Paving the way for women in power

Prue Feely Energy, Ultimit/Women in Infrastructure

When Robyn Dawes qualified as a cable jointer for Northpower in 2013 at age 25, she was one of the first two women in Northland to do so.

She was also one of the first to get qualified with her NZ Certificate in Electricity Supply (Cable Jointing High Voltage) under the Ultimit – Women in Infrastructure initiative; launched by Connexis in 2011 to encourage women into the Electricity Supply Industry (ESI).

Nine years down the track, Robyn, now based in Auckland, is still working in the ESI and still with Northpower. She has recently taken a “step up” in her career, becoming a Design Estimator for larger projects including subdivisions.

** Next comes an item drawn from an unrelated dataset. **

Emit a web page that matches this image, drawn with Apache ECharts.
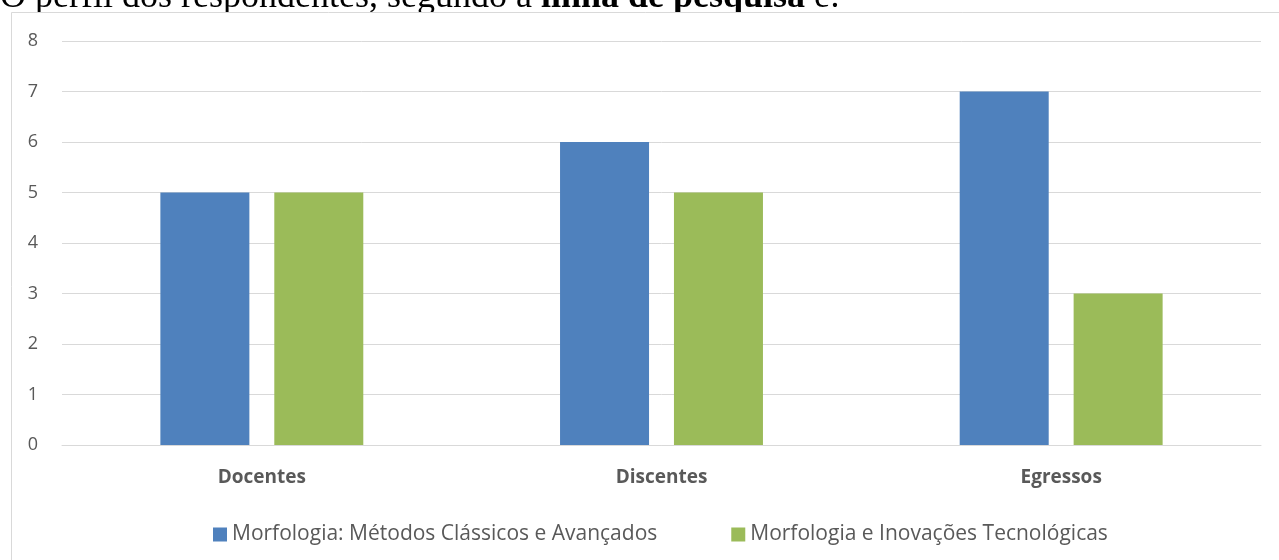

Her entry into the sector was as a trainee “linesman” in Dargaville, when she saw a job advertised in the Northern Advocate, specifically requesting that women apply. Having struggled to find work in Northland despite having an IT degree, she decided to apply after a nudge from her dad.

“IT seemed pretty saturated at the time. You don’t have that issue in this industry.”

Her father was the one who finally convinced her, reassuring her that she could always leave if she was not enjoying it.

Instead, she found her passion. Not high above the ground on the overhead powerlines, but as a cable jointer, responsible for maintaining underground cables.

“I thought there were more opportunities in cable jointing, plus I was scared of heights and I just never got over that,” Robyn says.

“I prefer to have my feet on the ground.”

Female cable jointers are still quite rare but Robyn says she has never had issues with any of the men she works with.

“They treat you just the same; you’re just one of them. They call me ‘sis’.

“I think it helps that I just treat everyone the same. And I’ve never had a problem getting covered in dirt on the job or stuck in.”

Robyn says it can be funny confounding people’s gender expectations. She tells a story about working on a roadside transformer box.

“When I stepped out this drunk lady said: ‘Holy shit, you’re a woman! Good on you girl.’.”

All the same, Robyn says it does help knowing other women in the field who can provide support and she can have a “bitch and a cry” with. She says those women have become amazing friends.

These days, estimating pricing for larger connection projects, Robyn splits her time 80:20 between being in the office and out in the field. Though she has been in the ESI for several years now, she says there are still barriers to women entering the trades.

“It does need a bit of shake-up. Women are more than capable but…they go to uni instead because they haven’t even heard about trades,” she says.

That is a shame she says, because many of the men she has worked with see the benefits of having more women on the job.

“They say they’re nicer to work with, more detailed and less messy on the job, and they balance out a crew,” she says.

Robyn would love to see more women enter the industry going forward.

“The wages are good. You just have to be able to laugh at yourself and don’t take things too seriously. And you have to be prepared to start at the bottom and work your way up.”